The Japanese are well known for their photo books - in fact there's an English-language coffee table volume dedicated just to Japanese photobooks of the 1960's and 1970's
This collection of thirty-six photographs opens with what is in effect a visual overture: an image of a plain carpet hard by a set of sliding doors decorated with a traditional bonsai tree pattern. If what follows is a succession of isolated objects of the modern world, the humor and elegance of the images speaks to the timelessness of the tradition in that first image: the minimalism and grace present in the bonsai sliding doors are given to the most humble things, from a stapler to a garden hose to a coffee pot, and curtains that should have been replaced so long ago that they’re hip now.
Domestic Scandals
Art is open to interpretation, and the photograph is no different, but the assembled essayists perhaps over-emphasize the politics of Yasumura’s work.

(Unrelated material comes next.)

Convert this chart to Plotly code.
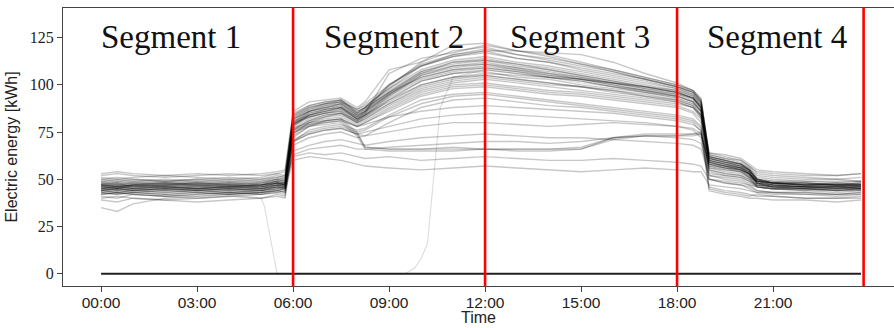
import plotly.graph_objects as go

# Time of day (hours) at which each daily profile is sampled
HOURS = [0, 0.5, 1, 2, 3, 4, 5, 5.5, 5.75,
         6, 6.5, 7, 7.5, 8, 8.25, 9,
         10, 11, 12, 13, 14, 15, 16, 17, 18,
         18.5, 18.75, 19, 19.5, 20, 20.25, 20.5, 21, 22, 23, 23.75]

# Typical working-day profiles [kWh]
DAY_PROFILES = [
    [46,45,47,46,45,46,47,48,47, 78,84,86,88,82,84,93, 102,106,107,104,103,100,98,96,93, 90,86,60,58,56,53,49,48,47,47,46],
    [44,43,44,45,44,43,44,46,45, 74,80,82,83,79,81,88, 96,100,101,99,97,96,94,92,90, 88,83,57,55,54,51,47,46,45,44,45],
    [50,51,50,49,50,51,50,52,51, 84,88,90,92,86,88,98, 108,113,115,112,110,107,104,101,98, 95,90,63,61,59,56,52,51,50,50,49],
    [41,40,42,41,40,41,42,43,42, 70,76,78,79,76,77,84, 92,95,96,94,92,90,88,86,84, 82,78,46,44,43,42,41,41,40,40,41],
    [48,47,48,49,48,47,48,50,49, 82,86,89,90,84,87,96, 106,110,112,109,106,104,101,98,95, 93,88,62,60,58,55,50,49,48,47,48],
    [53,54,53,52,53,52,53,54,55, 86,91,92,93,88,91,108, 112,118,120,116,114,111,108,104,100, 97,92,64,63,61,58,55,54,53,52,53],
    [45,46,45,44,45,44,45,47,46, 80,83,85,86,81,83,90, 98,102,104,102,100,99,97,95,92, 89,84,59,57,55,53,48,47,46,45,46],
    [39,38,40,39,38,39,40,41,40, 68,72,74,75,72,73,80, 88,92,93,91,89,88,86,84,82, 80,75,44,42,41,40,40,39,39,38,39],
    [47,48,46,47,48,47,46,48,49, 79,85,87,89,83,86,95, 104,108,110,108,105,103,100,97,95, 92,87,60,58,56,54,49,48,48,47,47],
    [43,42,43,44,43,42,43,45,44, 76,81,84,85,80,82,89, 97,101,103,101,99,97,95,93,91, 88,84,55,53,52,50,46,45,45,44,44],
    [49,50,49,48,49,50,49,51,50, 85,89,91,92,85,87,97, 107,112,114,111,109,106,103,100,97, 94,89,61,59,57,55,50,49,49,48,49],
    [46,47,46,45,46,47,46,47,48, 80,86,88,90,84,86,100, 110,116,118,114,112,108,105,102,98, 95,90,60,58,56,54,49,48,47,46,47],
    [44,45,44,43,44,45,44,45,46, 77,82,84,85,81,84,94, 105,110,111,108,106,103,100,97,94, 91,86,58,56,55,52,47,46,45,45,46],
    [51,50,51,52,51,50,51,53,52, 82,87,90,91,87,89,98, 110,115,117,114,112,109,106,103,99, 96,91,63,61,60,57,53,52,51,50,51],
    [42,43,42,41,42,43,42,44,43, 72,78,80,81,78,80,86, 94,98,99,97,95,94,92,90,88, 85,80,50,48,47,46,44,43,43,42,43],
    [47,46,47,48,47,46,47,49,48, 81,84,87,88,82,85,94, 103,107,109,107,104,102,99,96,94, 91,86,60,58,57,54,49,48,47,48,47],
    [45,44,45,46,45,44,45,46,47, 79,84,86,87,82,85,95, 106,112,113,110,108,105,102,99,96, 93,88,59,57,56,53,48,46,46,46,45],
    [48,49,48,47,48,49,48,50,49, 83,87,89,91,85,88,99, 112,121,122,118,116,112,108,104,100, 97,92,62,60,58,55,50,48,48,47,48],
    [40,41,40,39,40,41,40,42,41, 71,75,77,78,75,76,83, 90,94,95,93,91,89,87,85,83, 81,77,45,43,42,41,42,41,40,40,40],
    [46,45,46,47,46,45,46,48,47, 78,83,85,87,82,84,91, 100,104,105,103,101,99,97,94,92, 89,84,59,57,56,53,48,47,46,46,47],
    [52,53,52,51,52,53,52,53,54, 84,89,91,92,87,90,100, 111,116,119,116,113,110,107,103,99, 96,91,64,62,60,57,54,53,52,52,53],
    [44,43,44,45,44,43,44,45,46, 75,80,83,84,80,82,90, 99,103,105,103,101,99,96,94,91, 88,83,56,54,53,51,46,45,45,44,45],
    [47,48,47,46,47,48,47,49,48, 80,85,87,88,83,86,96, 107,111,113,111,108,105,102,99,96, 93,88,61,59,57,55,50,48,47,47,48],
    [35,33,37,40,41,42,43,44,43, 73,78,81,82,78,80,87, 95,99,100,98,96,95,93,91,89, 86,82,52,50,49,47,44,43,43,42,42],
    [45,46,45,46,45,46,45,47,46, 79,84,86,88,83,85,106, 114,117,121,118,115,111,107,103,99, 96,91,61,59,57,54,49,47,46,46,46],
    [50,49,50,49,50,49,50,51,52, 83,88,90,91,86,88,96, 104,108,109,107,105,103,101,98,96, 93,88,62,60,58,56,51,50,49,49,49],
    [43,44,43,42,43,44,43,44,45, 76,81,83,85,80,83,92, 102,106,108,106,104,102,99,97,94, 91,86,54,52,51,49,46,45,44,45,44],
    [48,47,48,47,48,47,48,49,50, 82,86,88,89,84,86,95, 105,109,111,109,107,104,101,99,96, 93,88,61,59,58,55,50,48,48,47,47],
    [47,46,47,48,47,48,47,49,48, 81,86,88,90,85,88,100, 110,115,118,118,117,116,112,106,101, 97,93,62,60,58,55,50,48,47,47,47],
    [44,45,44,45,44,45,44,46,45, 79,83,85,86,81,84,92, 100,104,106,105,104,103,101,99,97, 94,89,59,57,55,53,48,46,46,45,45],
    [43,42,43,42,43,42,43,44,45, 70,74,76,77,74,75,78, 82,84,85,84,83,82,81,80,78, 76,72,50,48,47,45,43,42,42,41,42],
    [46,47,46,47,46,47,46,48,47, 74,79,81,82,78,79,83, 86,88,89,88,87,86,85,83,81, 79,76,55,53,52,50,47,46,46,45,46],
]

# Low-consumption day profiles [kWh]
LOW_PROFILES = [
    [44,45,44,43,44,45,44,46,45, 65,68,70,71,69,68,70, 72,73,74,73,72,72,71,70,69, 68,66,52,51,50,48,46,45,44,43,44],
    [47,46,47,48,47,46,47,48,47, 62,64,63,64,62,61,62, 60,61,62,61,60,60,61,60,59, 58,57,50,49,48,47,46,45,45,46,45],
    [42,43,42,41,42,43,42,43,44, 60,62,61,60,58,57,56, 55,56,57,56,55,54,55,56,55, 54,54,47,46,45,44,43,43,42,42,43],
    [49,48,49,50,49,48,49,50,51, 70,74,76,77,74,73,75, 78,80,80,79,78,79,80,79,78, 77,74,56,55,54,51,49,48,47,48,47],
    [45,44,45,44,45,46,45,46,47, 63,66,67,68,66,66,67, 68,69,70,70,69,70,72,73,72, 71,69,53,52,51,49,47,46,45,44,45],
]

# Repeated flat ~66 kWh days stepping to ~73 kWh in the afternoon
FLAT_PROFILES = [
    [46,45,46,45,46,45,46,47,48, 76,79,80,81,74,67,66, 66,66,66,66,66,66,72,73,73, 74,74,58,56,55,53,48,47,46,46,46],
    [45,46,45,46,45,46,45,47,46, 75,78,79,80,73,66,65, 65,65,66,65,65,66,71,73,73, 73,74,57,56,54,52,48,46,46,46,45],
    [47,46,47,46,47,46,47,48,47, 77,80,81,82,75,67,66, 66,67,66,66,66,67,72,74,74, 74,75,58,57,55,53,49,47,47,47,46],
]

# Days with missing data (recorded as zero)
ZERO_DAY = [0, 0, 0, 0, 0, 0, 0, 0, 0, 0, 0, 0, 0, 0, 0, 0, 0, 0,
            0, 0, 0, 0, 0, 0, 0, 0, 0, 0, 0, 0, 0, 0, 0, 0, 0, 0]
DROP_HOURS = [0, 1, 2, 3, 4, 5, 5.1, 5.5, 12, 23.75]
DROP_DAY = [42, 43, 42, 41, 42, 40, 36, 0, 0, 0]
LATE_HOURS = [0, 9.5, 9.8, 10.0, 10.2, 10.4, 10.6, 11, 12, 13, 14, 15, 16, 17, 18,
              18.5, 18.75, 19, 19.5, 20, 20.5, 21, 22, 23, 23.75]
LATE_DAY = [0, 0, 3, 8, 16, 50, 88, 104, 108, 106, 104, 101, 99, 96, 93,
            90, 85, 58, 56, 55, 49, 47, 46, 46, 47]

SEGMENT_BOUNDS = [6, 12, 18, 23.83]
SEGMENT_LABELS = ["Segment 1", "Segment 2", "Segment 3", "Segment 4"]
SEGMENT_LABEL_X = [2.2, 9.14, 14.97, 21.13]

TICK_HOURS = [0, 3, 6, 9, 12, 15, 18, 21]
TICK_LABELS = ["00:00", "03:00", "06:00", "09:00", "12:00", "15:00", "18:00", "21:00"]
Y_TICKS = [0, 25, 50, 75, 100, 125]

LINE = dict(color="rgba(0,0,0,0.22)", width=1.4)

fig = go.Figure()


def add_day(x, y, line=LINE):
    fig.add_trace(go.Scatter(x=x, y=y, mode="lines", line=line,
                             hoverinfo="skip", showlegend=False))


for prof in DAY_PROFILES + LOW_PROFILES + FLAT_PROFILES:
    add_day(HOURS, prof)
add_day(DROP_HOURS, DROP_DAY, dict(color="rgba(0,0,0,0.13)", width=1.2))
add_day(LATE_HOURS, LATE_DAY, dict(color="rgba(0,0,0,0.13)", width=1.2))
add_day(HOURS, ZERO_DAY, dict(color="rgba(0,0,0,0.85)", width=2))

for xb in SEGMENT_BOUNDS:
    fig.add_shape(type="line", xref="x", yref="paper", x0=xb, x1=xb, y0=0, y1=1,
                  line=dict(color="#ff0000", width=2.6), layer="above")

for lab, xl in zip(SEGMENT_LABELS, SEGMENT_LABEL_X):
    fig.add_annotation(x=xl, y=125.4, xref="x", yref="y", text=lab, showarrow=False,
                       xanchor="center", yanchor="middle",
                       font=dict(family="Liberation Serif", size=33, color="#111"))

# x-axis title placed just under the tick labels
fig.add_annotation(x=0.5, y=-0.112, xref="paper", yref="paper", text="Time",
                   showarrow=False, xanchor="center", yanchor="middle",
                   font=dict(family="Liberation Sans", size=16, color="#222"))

AX = "#444"
fig.update_layout(
    width=894, height=328,
    margin=dict(l=63, r=0, t=8, b=42),
    paper_bgcolor="white", plot_bgcolor="white",
    xaxis=dict(range=[-1.19, 24.78], tickvals=TICK_HOURS, ticktext=TICK_LABELS,
               ticks="outside", ticklen=5, tickcolor=AX, showline=True,
               linecolor=AX, linewidth=1, mirror=True, showgrid=False,
               zeroline=False, ticklabelstandoff=-3,
               tickfont=dict(family="Liberation Sans", size=15.5, color="#222")),
    yaxis=dict(range=[-6.5, 140.7], tickvals=Y_TICKS, ticks="outside", ticklen=5,
               tickcolor=AX, showline=True, linecolor=AX, linewidth=1,
               showgrid=False, zeroline=False,
               tickfont=dict(family="Liberation Serif", size=16, color="#222"),
               title=dict(text="Electric energy [kWh]", standoff=8,
                          font=dict(family="Liberation Sans", size=16, color="#222"))),
)

fig.write_html("out.html")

His beautifully composed images of mundane objects like coat hooks and vacuum cleaners are explained variously as a critique of consumerist culture and as a scathing indictment of the fall of Japanese tradition. And sure, the juxtaposition of a salmon-colored plastic tape dispenser nearby a mass-produced traditional-themed Japanese wall paper may have political resonance. But what of the coat hook on 70’s-era wood panelling? The images were all taken in and around the artist’s own middle-class house, and his dry observations are acute and funny and reveal a garish beauty in the most mundane objects. A stack of toilet paper and a plastic rose on a tile floor may well reference dying arts of scroll work and flower arranging, but that doesn’t erase the fact that the toilet paper rolls and fake flower, for all their artificiiality, are arranged with great care by the artist’s hand. The materials may change but notions of color and balance in composition live on. Which makes it a traditional work after all.